Annie Schottmuller (Instructor School Intern) – Minnesota

As an aspiring dog trainer, working the internship at TK9 was the best move I could have made. I knew I wanted to train dogs and started looking up dog training “schools” to find a place to get the experience and direction I was looking for. A visit to a school in California raised many red flags, other places seemed unreasonable with the high price tag and seemingly little actual hands on dog experience. I started communicating with Jerry about attending Tarheel Canine. The classes looked very interesting and the reviews were many and impressive. While I was taking a trip to D.C a friend and I decided to take a day trip to NC to meet with Jerry and visit the center. I told Jerry I was interested in the internship but would plan on being there in the fall for classes or as an intern. A week later I got an email saying I’d been selected to be an intern. Thus a course of my life was put into play that I never could have imagined on my own. My time at TK9 was hard. The days were long, I feel I earned every bit of the training I received.

Early mornings were spent cleaning dog kennels and caring for the dogs, followed by learning the obedience training (i.e training the obedience dogs), classroom lectures, more dog care, appointments with clients and lunch. The afternoon was a mix, the most fun was going out with handler courses or police dog trainers to work detection or trailing. I never knew sitting in the woods waiting for a dog to find you would be so fun. Many evenings were spent handling the bite dogs and being able to get into the suit and learn to decoy.

From my first day at TK9 I was handling the dogs, I remember being so surprised by the power and strength of a black German shepherd as his line was put into my hands and I was told how to help him learn to trail.

As I learned more I got more responsibility. By the time I left TK9 I was dealing with obedience clients on my own, training my own dogs, returning phone calls, assisting with the handler courses and handling my own drug detection dog and my own SAR dog. Although it was hard at the time, I’m so glad that I got to experience every facet of having a dog training business. I got to deal with the nice and the not so nice clients, train the easy and the hard dogs. I wanted to get my hands on as many dogs as possible and this internship encouraged me to do just that.

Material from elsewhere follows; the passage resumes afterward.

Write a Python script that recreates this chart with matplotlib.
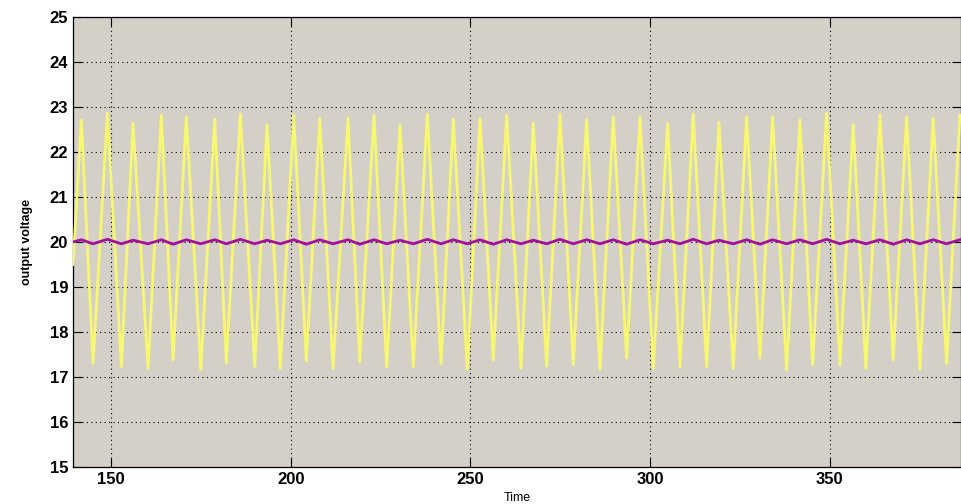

Possibly even bigger and more important then learning to train dogs were the people I met. I am so blessed to have been able to work under some AMAZING trainers and meet so many wonderful people. As an intern I not only trained the dogs but also trained many of the students coming through and had the opportunity to assist and attend seminars put on for police departments and even NASA. Tell me that doesn’t look great on a resume!

The relationships forged through this experience not only have built some lifelong friendships but have also lead to jobs, resources and an irreplaceable source of knowledge and wisdom to draw from whenever I need it. Even now as I venture out “on my own” I am never really on my own, I still have the support of Jerry and all the other amazing trainers I have met because of my internship. I will always have mentors and people able to teach more about dogs, people and running my own business and life.

The days were long and exhausting, there wasn’t time for anything but the internship, My husband was in Iraq for part of the internship and very understanding and supportive the rest of the time. 12-14 hour days 6-7 days a week can be hard on a relationship and I can’t fathom trying to do it with children. You must be ready to put everything you have into the internship, to eat, sleep and breathe dog training and everything that goes with it.